Muhlenberg basketball duo leaving indelible marks on respective programs

Liddic, Chili were great leaders, great players

When Spencer Liddic left his Clarks Summit home and headed down Interstate 81, he saw the University of Scranton's John Long Center, where many men's basketball championships have been won.

But he opted to keep driving.

"I didn't want to be that close to home," Liddic admitted.

Same for Alex Chili, who left her Rockville, Md., house and headed north on Interstate 270, where she went around Baltimore, home of perennial Centennial Conference women's basketball power Johns Hopkins.

Instead, Liddic and Chili chose Muhlenberg College.

The Mules' basketball programs have been the better for it. The school's academic reputation received a healthy boost, too.

Liddic and Chili are done playing basketball at Muhlenberg.
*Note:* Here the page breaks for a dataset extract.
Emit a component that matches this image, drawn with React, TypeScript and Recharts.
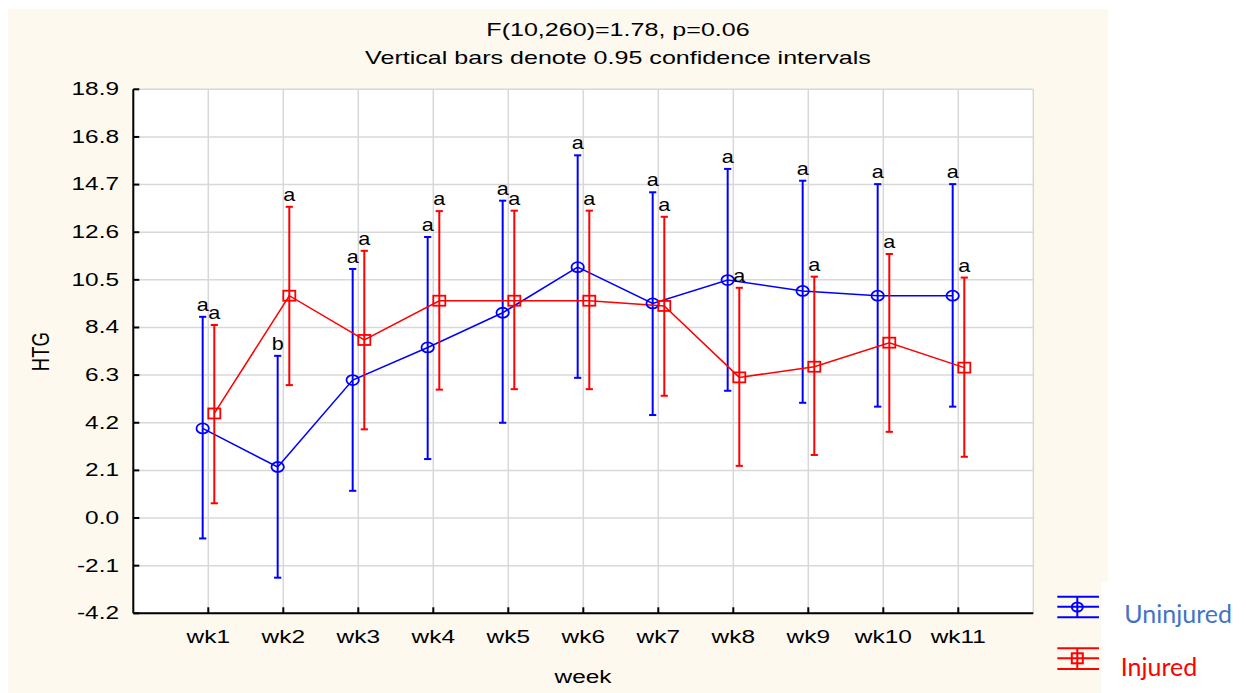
import React from 'react';
import { ComposedChart, Line, Scatter, XAxis, YAxis, CartesianGrid, ErrorBar } from 'recharts';

// ---------- data ----------
const weeks = ['wk1', 'wk2', 'wk3', 'wk4', 'wk5', 'wk6', 'wk7', 'wk8', 'wk9', 'wk10', 'wk11'];
const weekIndex = [1, 2, 3, 4, 5, 6, 7, 8, 9, 10, 11];

const uninjuredMean = [3.95, 2.25, 6.08, 7.52, 9.05, 11.06, 9.46, 10.49, 10.01, 9.8, 9.8];
const uninjuredLow = [-0.9, -2.63, 1.2, 2.6, 4.2, 6.18, 4.54, 5.61, 5.08, 4.91, 4.91];
const uninjuredHigh = [8.87, 7.15, 10.98, 12.39, 13.99, 15.99, 14.36, 15.39, 14.87, 14.72, 14.72];
const uninjuredLetters = ['a', 'b', 'a', 'a', 'a', 'a', 'a', 'a', 'a', 'a', 'a'];

const injuredMean = [4.61, 9.8, 7.85, 9.58, 9.58, 9.58, 9.35, 6.2, 6.67, 7.73, 6.63];
const injuredLow = [0.65, 5.86, 3.91, 5.66, 5.68, 5.68, 5.39, 2.3, 2.78, 3.8, 2.7];
const injuredHigh = [8.51, 13.72, 11.78, 13.53, 13.55, 13.55, 13.28, 10.15, 10.64, 11.64, 10.6];
const injuredLetters = ['a', 'a', 'a', 'a', 'a', 'a', 'a', 'a', 'a', 'a', 'a'];

const yTicks = [-4.2, -2.1, 0.0, 2.1, 4.2, 6.3, 8.4, 10.5, 12.6, 14.7, 16.8, 18.9];

const titleLine1 = 'F(10,260)=1.78, p=0.06';
const titleLine2 = 'Vertical bars denote 0.95 confidence intervals';
const xLabel = 'week';
const yLabel = 'HTG';
const seriesNames = ['Uninjured', 'Injured'];

// ---------- styling ----------
const FONT = "'Liberation Sans', Arial, sans-serif";
const BLUE = '#0000ff';
const RED = '#ff0000';
const STRETCH = 1.32;
const SHIFT_UNINJURED = -0.075;
const SHIFT_INJURED = 0.08;

function buildRows(mean: number[], low: number[], high: number[], letters: string[], shift: number) {
  return mean.map((m, i) => ({
    x: weekIndex[i] + shift,
    y: m,
    err: [m - low[i], high[i] - m],
    top: high[i],
    letter: letters[i],
  }));
}

const uninjuredRows = buildRows(uninjuredMean, uninjuredLow, uninjuredHigh, uninjuredLetters, SHIFT_UNINJURED);
const injuredRows = buildRows(injuredMean, injuredLow, injuredHigh, injuredLetters, SHIFT_INJURED);
const letterRows = [...uninjuredRows, ...injuredRows].map((r) => ({ x: r.x, y: r.top, letter: r.letter }));

const XTick = (props: any) => {
  const { x, y, payload } = props;
  return (
    <text
      transform={`translate(${x},${y}) scale(${STRETCH},1)`}
      textAnchor="middle"
      fontFamily={FONT}
      fontSize={18.5}
      fill="#000"
    >
      {weeks[payload.value - 1]}
    </text>
  );
};

const YTick = (props: any) => {
  const { x, y, payload } = props;
  return (
    <text
      transform={`translate(${x},${y}) scale(${STRETCH},1)`}
      textAnchor="end"
      dy="0.32em"
      fontFamily={FONT}
      fontSize={18.5}
      fill="#000"
    >
      {Number(payload.value).toFixed(1)}
    </text>
  );
};

const EmptyTick = () => <g />;

const CircleDot = (props: any) => (
  <ellipse
    key={`c${props.index}`}
    cx={props.cx}
    cy={props.cy}
    rx={6.2}
    ry={5}
    fill="none"
    stroke={BLUE}
    strokeWidth={1.8}
  />
);

const SquareDot = (props: any) => (
  <rect
    key={`s${props.index}`}
    x={props.cx - 6}
    y={props.cy - 5}
    width={12}
    height={10}
    fill="none"
    stroke={RED}
    strokeWidth={1.8}
  />
);

const LetterShape = (props: any) => (
  <text
    transform={`translate(${props.cx},${props.cy - 6}) scale(1.2,1)`}
    textAnchor="middle"
    fontFamily={FONT}
    fontSize={18}
    fill="#000"
  >
    {props.payload && props.payload.letter}
  </text>
);

export default function App() {
  return (
    <div style={{ position: 'relative', width: 1230, height: 685 }}>
      <div style={{ position: 'absolute', left: -1, top: 1, width: 1101, height: 684, background: '#fdf9ef' }} />
      <div style={{ position: 'absolute', left: 1093, top: 574, width: 137, height: 111, background: '#ffffff' }} />
      <div style={{ position: 'absolute', left: 0, top: 0 }}>
        <ComposedChart width={1100} height={685} margin={{ top: 81.3, right: 74.7, bottom: 19.7, left: 0 }}>
          <CartesianGrid stroke="#d8d8d8" strokeWidth={1.5} fill="#ffffff" fillOpacity={1} />
          <XAxis
            dataKey="x"
            type="number"
            domain={[0, 12]}
            ticks={weekIndex}
            interval={0}
            allowDataOverflow
            height={60}
            tickSize={-6}
            tickMargin={36}
            tick={<XTick />}
            axisLine={{ stroke: '#000', strokeWidth: 2 }}
            tickLine={{ stroke: '#000', strokeWidth: 2 }}
          />
          <XAxis
            xAxisId="top"
            orientation="top"
            dataKey="x"
            type="number"
            domain={[0, 12]}
            ticks={weekIndex}
            interval={0}
            allowDataOverflow
            height={0}
            tickSize={-6}
            tick={EmptyTick}
            axisLine={{ stroke: '#000', strokeWidth: 2 }}
            tickLine={{ stroke: '#000', strokeWidth: 2 }}
          />
          <YAxis
            type="number"
            domain={[-4.2, 18.9]}
            ticks={yTicks}
            interval={0}
            allowDataOverflow
            width={125.3}
            tickSize={-6}
            tickMargin={20.3}
            tick={<YTick />}
            axisLine={{ stroke: '#000', strokeWidth: 2 }}
            tickLine={{ stroke: '#000', strokeWidth: 2 }}
          />
          <YAxis
            yAxisId="right"
            orientation="right"
            type="number"
            domain={[-4.2, 18.9]}
            ticks={yTicks}
            interval={0}
            allowDataOverflow
            width={0}
            tickSize={-6}
            tick={EmptyTick}
            axisLine={{ stroke: '#000', strokeWidth: 2 }}
            tickLine={{ stroke: '#000', strokeWidth: 2 }}
          />
          <Line
            data={uninjuredRows}
            dataKey="y"
            name={seriesNames[0]}
            type="linear"
            stroke={BLUE}
            strokeWidth={1.5}
            dot={CircleDot}
            activeDot={false}
            isAnimationActive={false}
          >
            <ErrorBar dataKey="err" direction="y" width={3.6} stroke={BLUE} strokeWidth={2} />
          </Line>
          <Line
            data={injuredRows}
            dataKey="y"
            name={seriesNames[1]}
            type="linear"
            stroke={RED}
            strokeWidth={1.5}
            dot={SquareDot}
            activeDot={false}
            isAnimationActive={false}
          >
            <ErrorBar dataKey="err" direction="y" width={3.6} stroke={RED} strokeWidth={2} />
          </Line>
          <Scatter data={letterRows} dataKey="y" shape={LetterShape} isAnimationActive={false} />
        </ComposedChart>
      </div>
      <svg
        width={1230}
        height={685}
        style={{ position: 'absolute', left: 0, top: 0, pointerEvents: 'none' }}
      >
        <text
          transform={`translate(610,28) scale(${STRETCH},1)`}
          textAnchor="middle"
          fontFamily={FONT}
          fontSize={19}
          fill="#000"
        >
          {titleLine1}
        </text>
        <text
          transform={`translate(610,56) scale(${STRETCH},1)`}
          textAnchor="middle"
          fontFamily={FONT}
          fontSize={19}
          fill="#000"
        >
          {titleLine2}
        </text>
        <text
          transform={`translate(32,343.7) scale(${STRETCH},1) rotate(-90)`}
          textAnchor="middle"
          dy="0.36em"
          fontFamily={FONT}
          fontSize={18.5}
          fill="#000"
        >
          {yLabel}
        </text>
        <text
          transform={`translate(575,675) scale(${STRETCH},1)`}
          textAnchor="middle"
          fontFamily={FONT}
          fontSize={18.5}
          fill="#000"
        >
          {xLabel}
        </text>
        {/* legend: uninjured */}
        <g stroke={BLUE} strokeWidth={2} fill="none">
          <line x1={1049.3} x2={1091} y1={588.7} y2={588.7} />
          <line x1={1049.3} x2={1091} y1={598.7} y2={598.7} />
          <line x1={1049.3} x2={1091} y1={609.3} y2={609.3} />
          <line x1={1069.3} x2={1069.3} y1={588.7} y2={609.3} />
          <ellipse cx={1069.3} cy={599} rx={5.5} ry={4.5} />
        </g>
        <text x={1116.3} y={615.3} fontFamily="Lato, 'Noto Sans', sans-serif" fontSize={25} fill="#4472c4">
          {seriesNames[0]}
        </text>
        {/* legend: injured */}
        <g stroke={RED} strokeWidth={2} fill="none">
          <line x1={1049.3} x2={1091} y1={640.3} y2={640.3} />
          <line x1={1049.3} x2={1091} y1={650.3} y2={650.3} />
          <line x1={1049.3} x2={1091} y1={661} y2={661} />
          <line x1={1069.3} x2={1069.3} y1={640.3} y2={661} />
          <rect x={1063.8} y={645.3} width={11} height={10} />
        </g>
        <text x={1112.7} y={668} fontFamily="Lato, 'Noto Sans', sans-serif" fontSize={25} fill={RED}>
          {seriesNames[1]}
        </text>
      </svg>
    </div>
  );
}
The seniors are putting the finishing touches on their degrees, which they'll receive in May.

But long after Liddic settles in to his job at J.P.Morgan in Delaware and Chili finds a suitable apartment and professional basketball contract overseas, they will be remembered as two of the best basketball players and people that Muhlenberg has ever produced.

"I don't think people will realize what she really was and how good she was until one year, two years or three years from now," Muhlenberg women's coach Ron Rohn said, "when they come to games and watch and don't see things they got used to and took for granted."
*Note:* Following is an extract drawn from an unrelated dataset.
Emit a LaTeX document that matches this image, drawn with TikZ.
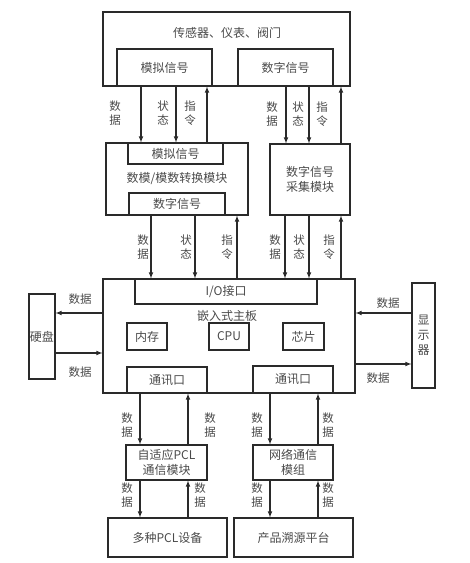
\documentclass[tikz,border=0pt]{standalone}
\usepackage{fontspec}
\setmainfont{Noto Sans CJK SC}
\usetikzlibrary{arrows}
\definecolor{txtgray}{HTML}{4A4A4A}
\definecolor{linegray}{HTML}{2A2A2A}
\tikzset{
  box/.style={draw=linegray, line width=1.1pt, inner sep=0pt, align=center,
    text=txtgray, font=\fontsize{12}{15}\selectfont},
  lbl/.style={text=txtgray, inner sep=0pt, align=center,
    font=\fontsize{11.5}{13.5}\selectfont},
  link/.style={-latex, draw=linegray, line width=1.1pt},
}
\begin{document}
\begin{tikzpicture}[x=1pt,y=-1pt]
\useasboundingbox (0,0) rectangle (470,563);
% sensors
\node[box, minimum width=247, minimum height=74] (sensor) at (226.5,49) {};
\node[lbl, font=\fontsize{12}{15}\selectfont] (sensortxt) at (227,33) {传感器、仪表、阀门};
\node[box, minimum width=95, minimum height=37] (asig) at (164.5,67.5) {模拟信号};
\node[box, minimum width=95, minimum height=37] (dsig) at (285.5,67.5) {数字信号};
% converters
\node[box, minimum width=142, minimum height=72] (adconv) at (177,179) {数模/模数转换模块};
\node[box, minimum width=95, minimum height=21] (adin) at (175.5,153.5) {模拟信号};
\node[box, minimum width=96, minimum height=22] (adout) at (177,204) {数字信号};
\node[box, minimum width=80, minimum height=71] (dacq) at (310,179.5) {数字信号\\采集模块};
% main board
\node[box, minimum width=252, minimum height=114] (board) at (229,336) {};
\node[lbl, font=\fontsize{12}{15}\selectfont] (boardtxt) at (227,316) {嵌入式主板};
\node[box, minimum width=182, minimum height=25] (io) at (226,291.5) {I/O接口};
\node[box, minimum width=40, minimum height=27] (mem) at (147,336.5) {内存};
\node[box, minimum width=40, minimum height=27] (cpu) at (229,336.5) {CPU};
\node[box, minimum width=41, minimum height=27] (chip) at (303.5,336.5) {芯片};
\node[box, minimum width=80, minimum height=26] (comml) at (167,380) {通讯口};
\node[box, minimum width=80, minimum height=27] (commr) at (293,379.5) {通讯口};
\node[box, minimum width=26, minimum height=85] (disk) at (42,336.5) {硬盘};
\node[box, minimum width=23, minimum height=105, font=\fontsize{12}{15}\selectfont] (disp) at (423.5,335.5) {显\\示\\器};
% lower modules
\node[box, minimum width=81, minimum height=35] (plc) at (166.5,462.5) {自适应PCL\\通信模块};
\node[box, minimum width=80, minimum height=35] (net) at (293,462.5) {网络通信\\模组};
\node[box, minimum width=119, minimum height=39] (plcdev) at (167.5,537.5) {多种PCL设备};
\node[box, minimum width=119, minimum height=39] (trace) at (293.5,537.5) {产品溯源平台};

% sensor <-> converters
\draw[link] (141,0 |- asig.south) -- (141,0 |- adin.north);
\draw[link] (176,0 |- asig.south) -- (176,0 |- adin.north);
\draw[link] (207,0 |- adin.north) -- (207,0 |- asig.south);
\draw[link] (286,0 |- dsig.south) -- (286,0 |- dacq.north);
\draw[link] (309,0 |- dsig.south) -- (309,0 |- dacq.north);
\draw[link] (341,0 |- dacq.north) -- (341,0 |- sensor.south);
\node[lbl] (la1) at (115,113) {数\\据};
\node[lbl] (la2) at (163,113) {状\\态};
\node[lbl] (la3) at (190,113) {指\\令};
\node[lbl] (lb1) at (272,114) {数\\据};
\node[lbl] (lb2) at (298,114) {状\\态};
\node[lbl] (lb3) at (322,114) {指\\令};

% converters <-> board
\draw[link] (151,0 |- adout.south) -- (151,0 |- io.north);
\draw[link] (195,0 |- adout.south) -- (195,0 |- io.north);
\draw[link] (237,0 |- io.north) -- (237,0 |- adconv.south);
\draw[link] (285,0 |- dacq.south) -- (285,0 |- io.north);
\draw[link] (309,0 |- dacq.south) -- (309,0 |- io.north);
\draw[link] (341,0 |- board.north) -- (341,0 |- dacq.south);
\node[lbl] (lc1) at (143,247) {数\\据};
\node[lbl] (lc2) at (186,247) {状\\态};
\node[lbl] (lc3) at (227,247) {指\\令};
\node[lbl] (ld1) at (275,247) {数\\据};
\node[lbl] (ld2) at (299,247) {状\\态};
\node[lbl] (ld3) at (329,247) {指\\令};

% disk and display
\draw[link] (board.west |- 0,313) -- (disk.east |- 0,313);
\draw[link] (disk.east |- 0,353) -- (board.west |- 0,353);
\draw[link] (disp.west |- 0,313) -- (board.east |- 0,313);
\draw[link] (board.east |- 0,364) -- (disp.west |- 0,364);
\node[lbl] (le1) at (80,299) {数据};
\node[lbl] (le2) at (80,372) {数据};
\node[lbl] (le3) at (388,303) {数据};
\node[lbl] (le4) at (378,378) {数据};

% board <-> lower modules
\draw[link] (140,0 |- comml.south) -- (140,0 |- plc.north);
\draw[link] (188,0 |- plc.north) -- (188,0 |- comml.south);
\draw[link] (270,0 |- commr.south) -- (270,0 |- net.north);
\draw[link] (318,0 |- net.north) -- (318,0 |- commr.south);
\node[lbl] (lf1) at (127,425) {数\\据};
\node[lbl] (lf2) at (210,425) {数\\据};
\node[lbl] (lf3) at (257,425) {数\\据};
\node[lbl] (lf4) at (328,425) {数\\据};

% modules <-> devices
\draw[link] (140,0 |- plc.south) -- (140,0 |- plcdev.north);
\draw[link] (188,0 |- plcdev.north) -- (188,0 |- plc.south);
\draw[link] (270,0 |- net.south) -- (270,0 |- trace.north);
\draw[link] (318,0 |- trace.north) -- (318,0 |- net.south);
\node[lbl] (lg1) at (127,495) {数\\据};
\node[lbl] (lg2) at (200,495) {数\\据};
\node[lbl] (lg3) at (257,495) {数\\据};
\node[lbl] (lg4) at (328,495) {数\\据};
\end{tikzpicture}
\end{document}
Mules men's coach Scott McClary called Liddic a "great leader because he has great perspective.

"He's a great leader because he lives the best example you can live as far as right and wrong, as far as work ethic, as far as what kind of student he is, having the right priorities in his life. You cannot find a better walking example than Spencer Liddic."
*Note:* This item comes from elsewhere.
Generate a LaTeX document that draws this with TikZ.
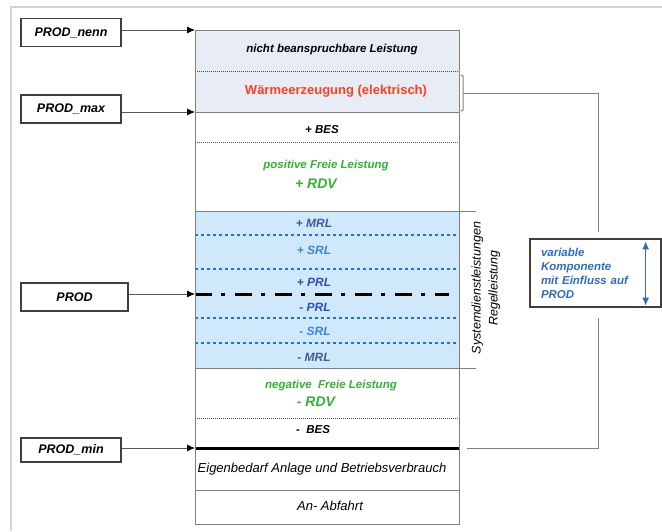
\documentclass[tikz,border=0pt]{standalone}
\usepackage{fontspec}
\setmainfont{Liberation Sans}
\usepackage{tikz}
\usetikzlibrary{arrows.meta,positioning}

\definecolor{rahmen}{HTML}{D3D3D3}
\definecolor{linie}{HTML}{808080}
\definecolor{grauflaeche}{HTML}{E8ECF5}
\definecolor{blauflaeche}{HTML}{CFE9FB}
\definecolor{gruen}{HTML}{33B233}
\definecolor{rot}{HTML}{FF3F1F}
\definecolor{mrlblau}{HTML}{3A5E9C}
\definecolor{srlblau}{HTML}{3C82E0}
\definecolor{prlblau}{HTML}{2E4FBF}
\definecolor{punktblau}{HTML}{1F6FE6}
\definecolor{varblau}{HTML}{2E6CC2}

\begin{document}
\begin{tikzpicture}[x=1pt,y=-1pt,>={Latex[length=8pt,width=7pt]},
    prod/.style={draw=black!75,line width=1.3pt,minimum width=100pt,minimum height=28pt,inner sep=0pt,
      font=\fontsize{12.5}{14}\selectfont\bfseries\itshape},
    zu/.style={-{Latex[length=8pt,width=7pt,color=black]},draw=black!65,line width=0.8pt},
    zeile/.style={font=\fontsize{11.5}{13}\selectfont\bfseries\itshape},
    zeileplain/.style={font=\fontsize{13}{15}\selectfont\itshape},
    gruenzeile/.style={zeile,text=gruen},
    rdv/.style={font=\fontsize{14}{16}\selectfont\bfseries\itshape,text=gruen},
    rl/.style={font=\fontsize{12}{14}\selectfont\bfseries\itshape},
    feinpunkt/.style={draw=black!70,line width=0.7pt,dash pattern=on 1pt off 1pt},
    blaupunkt/.style={draw=punktblau,line width=2.8pt,dash pattern=on 2.8pt off 3.2pt},
    strichpunkt/.style={draw=black,line width=3pt,dash pattern=on 17pt off 9pt on 4pt off 10pt},
    verbinder/.style={draw=linie,line width=1pt}]

  \useasboundingbox (0,0) rectangle (662,531);
  \draw[rahmen,line width=1.5pt] (11,531) -- (11,7) -- (662,7);

  % Saeule
  \fill[grauflaeche] (195,30) rectangle (459,112);
  \fill[blauflaeche] (195,211) rectangle (459,368);
  \draw[feinpunkt] (195,71) -- (459,71);
  \draw[linie] (195,112) -- (459,112);
  \draw[feinpunkt] (195,142) -- (459,142);
  \draw[linie] (195,211) -- (476,211);
  \draw[linie] (195,368) -- (476,368);
  \foreach \y in {235,269,318,343}
    \draw[blaupunkt] (195,\y) -- (459,\y);
  \draw[strichpunkt] (195,294) -- (449,294);
  \draw[feinpunkt] (195,418) -- (459,418);
  \draw[black,line width=3pt] (195,448) -- (459,448);
  \draw[linie] (195,490) -- (459,490);
  \draw[linie,line width=1pt] (195,30) rectangle (459,524);

  \coordinate (nennIn) at (195,30);
  \coordinate (maxIn) at (195,112);
  \coordinate (prodIn) at (195,294);
  \coordinate (minIn) at (195,448);

  \node[zeile] (nicht) at (332,50) {nicht beanspruchbare Leistung};
  \node[font=\fontsize{13}{15}\selectfont\bfseries,text=rot] (waerme) at (336,91) {Wärmeerzeugung (elektrisch)};
  \node[zeile] (plusbes) at (322,130) {+ BES};
  \node[gruenzeile] (posfrei) at (326,166) {positive Freie Leistung};
  \node[rdv] (plusrdv) at (316,184) {+ RDV};
  \node[rl,text=mrlblau] (plusmrl) at (314,223) {+ MRL};
  \node[rl,text=srlblau] (plussrl) at (314,250) {+ SRL};
  \node[rl,text=prlblau] (plusprl) at (314,282) {+ PRL};
  \node[rl,text=prlblau] (minusprl) at (315,307) {- PRL};
  \node[rl,text=srlblau] (minussrl) at (315,331) {- SRL};
  \node[rl,text=mrlblau] (minusmrl) at (314,357) {- MRL};
  \node[gruenzeile] (negfrei) at (331,386) {negative\ \ Freie Leistung};
  \node[rdv] (minusrdv) at (316,402) {- RDV};
  \node[zeile] (minusbes) at (313,430) {-\ \ BES};
  \node[zeileplain] (eigen) at (322,469) {Eigenbedarf Anlage und Betriebsverbrauch};
  \node[zeileplain] (anab) at (330,506) {An- Abfahrt};

  \node[font=\fontsize{12.5}{17}\selectfont\itshape,rotate=90,align=center] (sdl) at (486,288)
    {Systemdienstleistungen\\Regelleistung};

  \node[prod] (nenn) at (71,32.5) {PROD\_nenn};
  \node[prod] (max) at (71,109) {PROD\_max};
  \node[prod,minimum width=107pt] (prod) at (74.5,297) {PROD};
  \node[prod,minimum height=24pt] (min) at (71,450) {PROD\_min};

  \draw[zu] (nenn.east |- nennIn) -- (nennIn);
  \draw[zu] (max.east |- maxIn) -- (maxIn);
  \draw[zu] (prod.east |- prodIn) -- (prodIn);
  \draw[zu] (min.east |- minIn) -- (minIn);

  \node[draw=black!75,line width=1.3pt,minimum width=131pt,minimum height=68pt,text width=109pt,
    align=left,inner sep=0pt,font=\fontsize{11.5}{14}\selectfont\bfseries\itshape,text=varblau]
    (var) at (595.5,273) {variable\\Komponente\\mit Einfluss auf\\PROD};
  \draw[<->,varblau,line width=1.2pt] ([xshift=-16pt,yshift=-3pt]var.north east)
    -- ([xshift=-16pt,yshift=2pt]var.south east);

  \draw[verbinder] (461,75) -- (463,76) -- (463,110) -- (461,111);
  \coordinate (klammer) at (463,93);
  \coordinate (minRechts) at (467,448);
  \draw[verbinder] (klammer) -| ([xshift=2.5pt,yshift=6pt]var.north);
  \draw[verbinder] ([xshift=2.5pt,yshift=-10pt]var.south) |- (minRechts);
\end{tikzpicture}
\end{document}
The numbers support the coaches' beliefs.

Liddic grabbed a Centennial Conference-best 1,015 rebounds and had more double-doubles (43) than any conference player.

Chili scored more points (2,002) than any male or female in conference history and made more 3-pointers (336) than any other woman.

Both were second-team Academic All-Americans this season.

Both are finalists for the Jostens Trophy, which acknowledges athletic prowess, academic standing and contributions to their communities.

"We were lucky to have her when we had her," Rohn said. "I know someone like that doesn't come down the pike very often."

"[Liddic] has a very strong personal relationship with the other players," McClary said. "I can't imagine pointing to a better leader."

Chili was looking at several Division I schools, including UNC-Wilmington, while at Walton Johnson High School.

"The first few letters I got from the Muhlenberg Mules and Ron Rohn, I was a little skeptical," she joked.